Recently SWAT has come under fire over and incident in 2005 where a hostage’s 19-month-old baby was killed and earlier this year when they lost their first officer in the line of duty. These events have caused SWAT higher-ups to rightfully re-evaluate their training procedures to add more focus on analytical skills and crisis negotiation than brute strength and force. But the timing they are using to change the training procedures as well as the gender qualifications is poorly done and is the central reason that so many are objecting to the switch.
Previously, candidates spent five days completing 14 events where officials had determined that the tasks were redundant, had little to do with actual police work and were unnecessarily harmful. Despite the Hollywood halo put around the SWAT team and the shoot-out, door-busting tactics, the L.A. Times reported that “from 1972 to 2005, the period for which statistics are available, there were 3,371 SWAT missions. Of those, only 31 resulted in the death of a suspect. Thousands of others were settled without any force whatsoever.”
Since it was founded, the L.A. SWAT team has been an all-male, mostly white team of crime stopping public servants. It looked as though no woman were ever to be considered in this elite tactical division until March 30 when a woman, Jennifer Grasso, 36, entered the intense 12-week course in hopes of being the first woman to don those four letters in the division’s 37-year history.
Not surprisingly, the response to this new milestone in gender equality has been mixed. The most outspoken have been the wives of current and former SWAT officers. They are concerned that the men on the squads could be less safe if standards are lowered for females looking to try out.

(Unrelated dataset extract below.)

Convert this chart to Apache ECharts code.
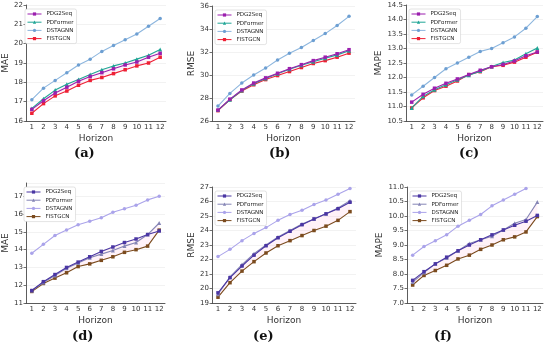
<!DOCTYPE html>
<html><head><meta charset="utf-8">
<script src="https://cdn.jsdelivr.net/npm/echarts@6/dist/echarts.min.js"></script>
<style>html,body{margin:0;padding:0;background:#fff}#c{width:550px;height:350px}</style>
</head><body><div id="c"></div>
<script>
const horizons = ['1','2','3','4','5','6','7','8','9','10','11','12'];
const seriesNames = ['PDG2Seq','PDFormer','DSTAGNN','FISTGCN'];

// (a) MAE
const a_PDG2Seq = [16.6,17.05,17.45,17.75,18.05,18.3,18.5,18.7,18.9,19.05,19.3,19.5];
const a_PDFormer = [16.65,17.15,17.6,17.9,18.15,18.4,18.65,18.85,19.0,19.2,19.4,19.7];
const a_DSTAGNN = [17.1,17.7,18.1,18.5,18.9,19.2,19.6,19.9,20.2,20.5,20.9,21.3];
const a_FISTGCN = [16.4,16.9,17.3,17.55,17.85,18.1,18.25,18.45,18.65,18.85,19.0,19.3];
// (b) RMSE
const b_PDG2Seq = [26.95,27.9,28.7,29.3,29.75,30.15,30.55,30.9,31.25,31.55,31.85,32.2];
const b_PDFormer = [26.95,27.85,28.65,29.25,29.7,30.1,30.5,30.85,31.15,31.45,31.75,32.1];
const b_DSTAGNN = [27.3,28.4,29.3,30.0,30.6,31.3,31.9,32.4,33.0,33.6,34.3,35.1];
const b_FISTGCN = [26.9,27.85,28.6,29.15,29.6,29.95,30.3,30.65,31.0,31.25,31.55,31.9];
// (c) MAPE
const c_PDG2Seq = [11.15,11.42,11.63,11.8,11.95,12.1,12.25,12.37,12.45,12.57,12.75,12.88];
const c_PDFormer = [10.95,11.35,11.58,11.75,11.92,12.08,12.22,12.38,12.52,12.6,12.82,13.02];
const c_DSTAGNN = [11.4,11.7,12.0,12.3,12.5,12.7,12.9,13.0,13.2,13.4,13.7,14.1];
const c_FISTGCN = [10.95,11.3,11.55,11.7,11.88,12.1,12.2,12.37,12.42,12.53,12.7,12.87];
// (d) MAE
const d_PDG2Seq = [11.7,12.2,12.6,13.0,13.3,13.6,13.9,14.15,14.4,14.6,14.85,15.05];
const d_PDFormer = [11.7,12.15,12.55,12.95,13.25,13.55,13.75,13.95,14.2,14.4,14.85,15.5];
const d_DSTAGNN = [13.8,14.3,14.8,15.1,15.4,15.6,15.8,16.1,16.3,16.5,16.8,17.0];
const d_FISTGCN = [11.65,12.1,12.4,12.7,13.05,13.2,13.4,13.6,13.85,14.0,14.2,15.1];
// (e) RMSE
const e_PDG2Seq = [19.7,20.75,21.55,22.3,22.95,23.5,23.95,24.4,24.8,25.15,25.5,25.95];
const e_PDFormer = [19.6,20.8,21.65,22.4,23.0,23.55,24.0,24.45,24.8,25.15,25.55,26.05];
const e_DSTAGNN = [22.2,22.7,23.3,23.8,24.2,24.7,25.1,25.4,25.8,26.1,26.5,26.9];
const e_FISTGCN = [19.4,20.4,21.2,21.85,22.45,22.95,23.3,23.65,24.0,24.3,24.7,25.3];
// (f) MAPE
const f_PDG2Seq = [7.78,8.08,8.35,8.58,8.8,9.0,9.18,9.35,9.52,9.68,9.82,10.02];
const f_PDFormer = [7.72,8.05,8.35,8.55,8.8,9.05,9.18,9.3,9.52,9.75,9.88,10.48];
const f_DSTAGNN = [8.65,8.95,9.15,9.35,9.65,9.85,10.05,10.35,10.55,10.75,10.95,null];
const f_FISTGCN = [7.62,7.95,8.12,8.3,8.52,8.65,8.85,9.0,9.18,9.28,9.45,9.98];

const topColors = {PDG2Seq:'#9b1fae', PDFormer:'#1fa595', DSTAGNN:'#8db6de', FISTGCN:'#ee2035'};
const topSym = {DSTAGNN:'#6d9fd2'};
const botColors = {PDG2Seq:'#4a36a3', PDFormer:'#8585b5', DSTAGNN:'#aaa3ea', FISTGCN:'#7b4b1e'};
const symbols = {PDG2Seq:'rect', PDFormer:'triangle', DSTAGNN:'circle', FISTGCN:'rect'};

const panels = [
  {id:'a', grid:{left:22,top:5,width:144,height:116}, min:16, max:22, interval:1, dec:0, showMax:true, yname:'MAE', colors:topColors, data:[a_PDG2Seq,a_PDFormer,a_DSTAGNN,a_FISTGCN], lab:[82,155]},
  {id:'b', grid:{left:212,top:6,width:143,height:115}, min:26, max:36, interval:2, dec:0, showMax:true, yname:'RMSE', colors:topColors, data:[b_PDG2Seq,b_PDFormer,b_DSTAGNN,b_FISTGCN], lab:[277,155]},
  {id:'c', grid:{left:406,top:5,width:137,height:116}, min:10.5, max:14.5, interval:0.5, dec:1, showMax:true, yname:'MAPE', colors:topColors, data:[c_PDG2Seq,c_PDFormer,c_DSTAGNN,c_FISTGCN], lab:[467,155]},
  {id:'d', grid:{left:21,top:183,width:144,height:120}, min:11, max:17.75, interval:1, dec:0, showMax:false, yname:'MAE', colors:botColors, data:[d_PDG2Seq,d_PDFormer,d_DSTAGNN,d_FISTGCN], lab:[80,338]},
  {id:'e', grid:{left:212,top:187,width:144,height:116}, min:19, max:27, interval:1, dec:0, showMax:true, yname:'RMSE', colors:botColors, data:[e_PDG2Seq,e_PDFormer,e_DSTAGNN,e_FISTGCN], lab:[261,338]},
  {id:'f', grid:{left:407,top:187,width:136,height:116}, min:7, max:11, interval:0.5, dec:1, showMax:true, yname:'MAPE', colors:botColors, data:[f_PDG2Seq,f_PDFormer,f_DSTAGNN,f_FISTGCN], lab:[442,338]}
];

const option = {animation:false, backgroundColor:'#fff', grid:[], xAxis:[], yAxis:[], series:[], legend:[], graphic:[]};
const axisCol = '#333';
const font = 'DejaVu Sans';

panels.forEach((p, i) => {
  option.grid.push(Object.assign({containLabel:false}, p.grid));
  option.xAxis.push({
    type:'category', gridIndex:i, data:horizons, boundaryGap:true,
    name:'Horizon', nameLocation:'middle', nameGap:13,
    nameTextStyle:{fontFamily:font, fontSize:9, color:axisCol},
    axisLine:{lineStyle:{color:axisCol, width:0.8}},
    axisTick:{alignWithLabel:true, length:2.5, lineStyle:{color:axisCol, width:0.7}},
    axisLabel:{fontFamily:font, fontSize:7, color:axisCol, margin:3, interval:0},
    splitLine:{show:false}
  });
  option.yAxis.push({
    type:'value', gridIndex:i, min:p.min, max:p.max, interval:p.interval,
    name:p.yname, nameLocation:'middle', nameGap: p.dec ? 22 : 16,
    nameTextStyle:{fontFamily:font, fontSize:9, color:axisCol},
    axisLine:{show:true, lineStyle:{color:axisCol, width:0.8}},
    axisTick:{show:true, length:2.5, lineStyle:{color:axisCol, width:0.7}},
    axisLabel:{fontFamily:font, fontSize:7, color:axisCol, margin:3, showMaxLabel:p.showMax,
      formatter: v => p.dec ? v.toFixed(1) : String(v)},
    splitLine:{show:true, lineStyle:{color:'#ececec', width:0.7}}
  });
  // pink band between lowest and highest of non-DSTAGNN series
  const trio = [p.data[0], p.data[1], p.data[3]];
  const lo = horizons.map((_, k) => Math.min(...trio.map(s => s[k])));
  const hi = horizons.map((_, k) => Math.max(...trio.map(s => s[k])));
  option.series.push({type:'line', name:'band_lo_'+p.id, xAxisIndex:i, yAxisIndex:i, stack:'band'+p.id,
    data:lo, symbol:'none', lineStyle:{opacity:0}, silent:true, z:1});
  option.series.push({type:'line', name:'band_hi_'+p.id, xAxisIndex:i, yAxisIndex:i, stack:'band'+p.id,
    data:hi.map((h, k) => +(h - lo[k]).toFixed(4)), symbol:'none', lineStyle:{opacity:0},
    areaStyle:{color:'rgba(255,170,210,0.22)'}, silent:true, z:1});
  seriesNames.forEach((nm, j) => {
    const col = p.colors[nm];
    const symCol = (p.colors === topColors && topSym[nm]) ? topSym[nm] : col;
    option.series.push({
      type:'line', name:nm, xAxisIndex:i, yAxisIndex:i, data:p.data[j],
      symbol:symbols[nm], symbolSize: nm==='PDFormer' ? 4 : 3.5, showSymbol:true,
      lineStyle:{color:col, width:1.1}, itemStyle:{color:symCol},
      z: 3 + (3 - j), connectNulls:false
    });
  });
  option.legend.push({
    left:p.grid.left + 3, top:p.grid.top + 4, orient:'vertical',
    itemWidth:14, itemHeight:4, itemGap:2.2, padding:[2,3,2,2],
    borderColor:'#d0d0d0', borderWidth:0.6, borderRadius:2, backgroundColor:'#fff',
    textStyle:{fontFamily:font, fontSize:5.5, color:'#222'},
    selectedMode:false,
    data: seriesNames.map(nm => ({name:nm,
      itemStyle:{color: (p.colors === topColors && topSym[nm]) ? topSym[nm] : p.colors[nm]},
      lineStyle:{color:p.colors[nm], width:1}}))
  });
  option.graphic.push({type:'text', left:p.lab[0]-8, top:p.lab[1]-8,
    style:{text:'('+p.id+')', font:'bold 13px "DejaVu Serif"', fill:'#111'}});
});

const chart = echarts.init(document.getElementById('c'), null, {renderer:'canvas'});
chart.setOption(option);
</script></body></html>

The air does get a bit thin up on these pedestals, that so many insist on keeping the “fairer” sex. While the leash has gotten longer, allowing women more places to roam than just the kitchen and the bedroom, the leash still finds itself secured around many women looking to chip away at the glass (and sometimes cement) ceilings.
Things haven’t progressed as much as one would hope since the first woman who snuck her way into American combat in 1782, Deborah Gannett.

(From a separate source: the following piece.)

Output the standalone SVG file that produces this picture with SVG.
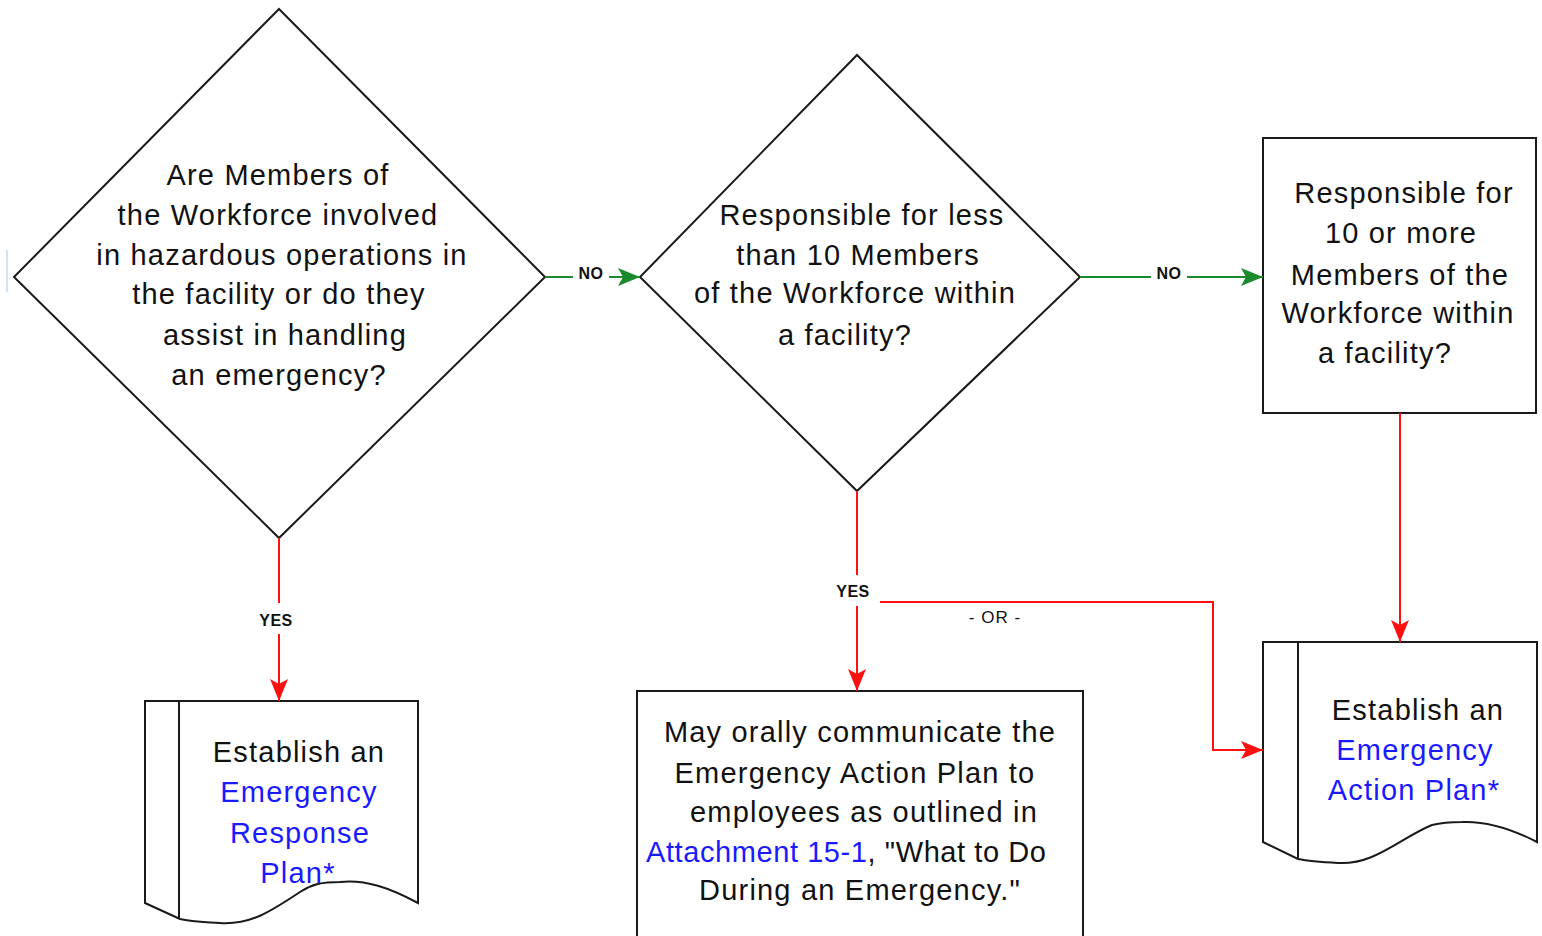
<svg xmlns="http://www.w3.org/2000/svg" width="1542" height="936" viewBox="0 0 1542 936">
  <style>
    .shape { fill: #ffffff; stroke: #1a1a1a; stroke-width: 2; }
    .txt { font-family: "Liberation Sans", Arial, sans-serif; font-size: 29px; letter-spacing: 1.2px; fill: #111111; text-anchor: middle; }
    .link { fill: #1a1aff; }
    .lbl { font-family: "Liberation Sans", Arial, sans-serif; font-size: 16px; font-weight: bold; fill: #111111; text-anchor: middle; letter-spacing: 0.5px; }
    .or { font-family: "Liberation Sans", Arial, sans-serif; font-size: 17px; fill: #111111; text-anchor: middle; letter-spacing: 1px; }
    .red { fill: none; stroke: #ff1010; stroke-width: 2; }
    .green { fill: none; stroke: #1c8a2c; stroke-width: 2; }
  </style>
  <defs>
    <marker id="arrRed" markerWidth="22" markerHeight="20" refX="22" refY="10" orient="auto" markerUnits="userSpaceOnUse">
      <path d="M0,1 L22,10 L0,19 L5,10 Z" fill="#ff1010"/>
    </marker>
    <marker id="arrGreen" markerWidth="22" markerHeight="20" refX="22" refY="10" orient="auto" markerUnits="userSpaceOnUse">
      <path d="M0,1 L22,10 L0,19 L5,10 Z" fill="#1c8a2c"/>
    </marker>
  </defs>

  <rect width="1542" height="936" fill="#ffffff"/>
  <!-- faint edge mark at far left -->
  <line x1="7" y1="250" x2="7" y2="292" stroke="#cfe4f6" stroke-width="2"/>

  <!-- Decision: hazardous operations -->
  <g id="q-hazardous">
    <polygon class="shape" points="279,9 545,277 279,538 14,277"/>
    <text class="txt" x="278" y="185">Are Members of</text>
    <text class="txt" x="278" y="225">the Workforce involved</text>
    <text class="txt" x="282" y="265">in hazardous operations in</text>
    <text class="txt" x="279" y="304">the facility or do they</text>
    <text class="txt" x="285" y="345">assist in handling</text>
    <text class="txt" x="279" y="385">an emergency?</text>
  </g>

  <!-- Decision: fewer than 10 members -->
  <g id="q-less-than-10">
    <polygon class="shape" points="857,55 1080,277 857,491 640,277"/>
    <text class="txt" x="862" y="225">Responsible for less</text>
    <text class="txt" x="858" y="265">than 10 Members</text>
    <text class="txt" x="855" y="303">of the Workforce within</text>
    <text class="txt" x="845" y="345">a facility?</text>
  </g>

  <!-- Process: 10 or more members -->
  <g id="q-10-or-more">
    <rect class="shape" x="1263" y="138" width="273" height="275"/>
    <text class="txt" x="1404" y="203">Responsible for</text>
    <text class="txt" x="1401" y="243">10 or more</text>
    <text class="txt" x="1400" y="285">Members of the</text>
    <text class="txt" x="1398" y="323">Workforce within</text>
    <text class="txt" x="1385" y="363">a facility?</text>
  </g>

  <!-- Document: Emergency Response Plan -->
  <g id="doc-response-plan">
    <path class="shape" d="M145,701 L418,701 L418,903 C390,888 365,879 340,882 C322,882 312,884 300,892 C270,912 250,925 220,923 C205,922 192,922 180,919 L145,903 Z"/>
    <line x1="179" y1="701" x2="179" y2="919" stroke="#1a1a1a" stroke-width="2"/>
    <text class="txt" x="299" y="762">Establish an</text>
    <text class="txt link" x="299" y="802">Emergency</text>
    <text class="txt link" x="300" y="843">Response</text>
    <text class="txt link" x="298" y="883">Plan*</text>
  </g>

  <!-- Process: orally communicate -->
  <g id="oral-communication">
    <rect class="shape" x="637" y="691" width="446" height="260"/>
    <text class="txt" x="860" y="742">May orally communicate the</text>
    <text class="txt" x="855" y="783">Emergency Action Plan to</text>
    <text class="txt" x="864" y="822">employees as outlined in</text>
    <text class="txt" x="646" y="862" textLength="400" lengthAdjust="spacing" style="text-anchor:start;letter-spacing:0"><tspan class="link">Attachment 15-1</tspan>, "What to Do</text>
    <text class="txt" x="860" y="900">During an Emergency."</text>
  </g>

  <!-- Document: Emergency Action Plan -->
  <g id="doc-action-plan">
    <path class="shape" d="M1263,642 L1537,642 L1537,842 C1510,828 1485,821 1462,822 C1448,822 1440,823 1432,825 C1400,838 1375,865 1338,863 C1320,862 1308,861 1298,859 L1263,842 Z"/>
    <line x1="1298" y1="642" x2="1298" y2="859" stroke="#1a1a1a" stroke-width="2"/>
    <text class="txt" x="1418" y="720">Establish an</text>
    <text class="txt link" x="1415" y="760">Emergency</text>
    <text class="txt link" x="1414" y="800">Action Plan*</text>
  </g>

  <!-- Connectors -->
  <g id="connectors">
    <!-- NO: hazardous -> fewer than 10 -->
    <line class="green" x1="545" y1="277" x2="573" y2="277"/>
    <line class="green" x1="609" y1="277" x2="640" y2="277" marker-end="url(#arrGreen)"/>
    <text class="lbl" x="591" y="279">NO</text>

    <!-- NO: fewer than 10 -> 10 or more -->
    <line class="green" x1="1080" y1="277" x2="1151" y2="277"/>
    <line class="green" x1="1187" y1="277" x2="1263" y2="277" marker-end="url(#arrGreen)"/>
    <text class="lbl" x="1169" y="279">NO</text>

    <!-- YES: hazardous -> response plan -->
    <line class="red" x1="279" y1="538" x2="279" y2="603"/>
    <line class="red" x1="279" y1="634" x2="279" y2="701" marker-end="url(#arrRed)"/>
    <text class="lbl" x="276" y="626">YES</text>

    <!-- YES: fewer than 10 -> oral communication -->
    <line class="red" x1="857" y1="491" x2="857" y2="575"/>
    <line class="red" x1="857" y1="606" x2="857" y2="691" marker-end="url(#arrRed)"/>
    <text class="lbl" x="853" y="597">YES</text>

    <!-- OR branch -> action plan -->
    <polyline class="red" points="880,602 1213,602 1213,750 1263,750" marker-end="url(#arrRed)"/>
    <text class="or" x="995" y="623">- OR -</text>

    <!-- 10 or more -> action plan -->
    <line class="red" x1="1400" y1="413" x2="1400" y2="642" marker-end="url(#arrRed)"/>
  </g>
</svg>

While women in the US are allowed into the military, they are not allowed the same ability to begin or transfer freely into combat situations like they do in Israel, France, Sweden, and many African countries.
It is a step in the right direction for the SWAT to begin allowing women to enter the training programs, but it seems as though they are looking for a failed effort when they package this change with changed training standards that make the public perceive lowered standards for the sake of women rather than adjusted standards for the sake of improvements for the changing tactical forces. It will take a while for the world as well as the SWAT to adjust to the open-door application, but it is a test worth taking.